13 ans d’aller-retour, de copier-coller et de prises de têtes. Derrière la caméra, un mec actif. Pas beaucoup de films à son compteur, mais des tonnes de rêves et de dictions. Il se nomme Alexeï Guerman. Il est russe. Et parfois il est cinéaste. Souvent on le lui a reproché. De ne pas être que russe, mais de croire que ses rêves pouvaient devenir réels. Le hic ? C’est qu’il est (trop) tenace aux yeux de certains quitte à s’allier avec le Temps. De 1967 (Sedmoï spoutnik aka Le Septième compagnon, son premier film) à l’année 2013, six de ces rêves sont devenus films. Entre censure, perdition et retour à la vie, Guerman n’a jamais cessé de filmer. Parfois sans pellicule, avec un stylo ; parfois sans stylo, avec des mots ; parfois sans les mots, avec le regard. Réunissez les trois, et vous obtenez le processus de création made in Guerman. Vous obtenez aussi Il est difficile d’être un dieu.

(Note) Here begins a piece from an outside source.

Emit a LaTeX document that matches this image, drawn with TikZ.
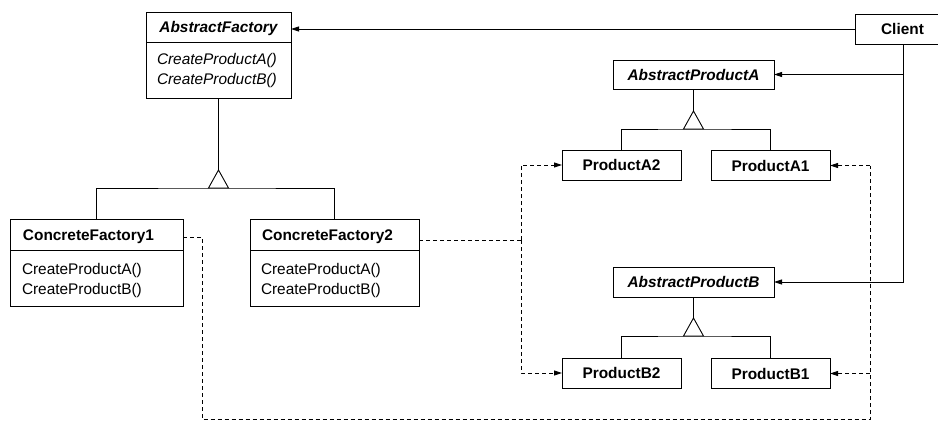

Ce film, il faut le revoir. Trois fois sans doute. Rien que pour cerner le synopsis. Rien que pour être certain de la symphonie visuelle et cacophonique rarement subie dans le cinéma. Rien que pour être persuadé de la monstruosité filmique qui s’est étalée devant nos yeux, le temps d’une coucherie utile. Deux heures et cinquante minutes plus tard, on emballe et on jouit. On ne fait que ça. Sous peine de mourir, de partir et de ne plus exister. Car tout est affaire de « sens », tout doit être vu, senti, touché, caressé, jeté, baisé et frappé. Tout doit être redéfini afin de renaître. Avec Guerman, on revient à l’origine. On sent la merde autour de nous, on se perd dans les méandres d’un scénario dont Guerman a lâché prise depuis belle lurette, depuis que le générique s’est ouvert sur des paysages chaotiques où le néant s’est étalé. Sans sommation. Sans conséquence. Sans bruits et fureurs.

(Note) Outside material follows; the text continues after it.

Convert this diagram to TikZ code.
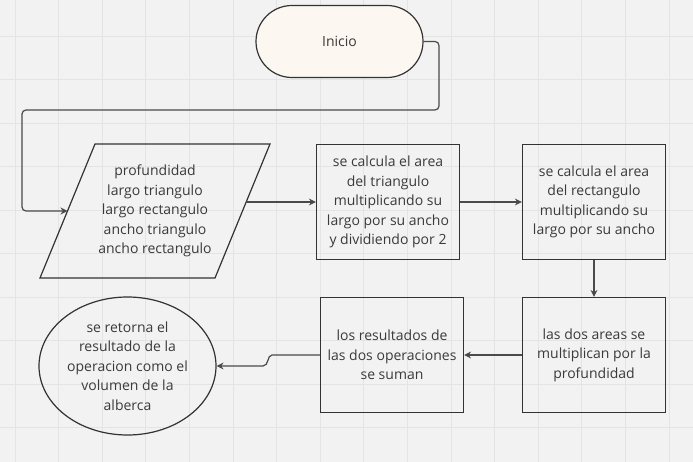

Après ? Reste le spectateur et Guerman. Face-à-face terrible car névrosé. Guerman refuse(ra) de faire des concessions. Les personnages ? Il y en a des tonnes. A vous de prendre ceux qui vous intéressent. La construction du récit ? Un puzzle. Cherchez les morceaux et faites-vous votre propre histoire. La mise en scène ? Désespérée. Guerman ne tourne jamais autour du pot, prend un peu de littérature (film adapté du bouquin éponyme d’Arcadi et de Boris Strougatski déjà responsables d’un autre roman, Stalker), saupoudre son film de relents antimilitaristes, anti-dictatures, anti-conneries e somme et finit par tout nettoyer d’un revers de main, en se basant essentiellement sur la chair, sur cette ambiance foutraque qui galvanise le roman. Le film prend un coup de trique et ne va jamais retomber sur des dialogues poussifs voire des séquences lourdaudes où la charge politique serait le fer de lance. Guerman est plus intelligent car il croit aux désirs du spectateur, cette entité malade et dépressive, qui a besoin qu’on le hisse un peu. En cela, Guerman plonge son Terrien (et nous avec) dans un maelström de sentiments, dans une cour des miracles où chacun des protagonistes aura la foi irrévérencieuse.
Que reste-t-il au final ? Un film empirique où les gens sont « affreux, sales et méchants », où la féodalité a des goûts de déjà-vu avec notre contemporanéité, où rien n’est anachronique, juste surréaliste et surtout où chacun a ses raisons dans ce monde bigarré. Et le cinéaste ? Il est venu, a vu et s’est barré. Pour de bon.
Alexeï Guerman est décédé en 2013. Le film est né dans la foulée. Le cinéaste est mort, vive le cinéma !
Samir Ardjoum
Il est difficile d’être un Dieu d’Alexeï Guerman. Russie. 2014. En salles le 11/02/2015.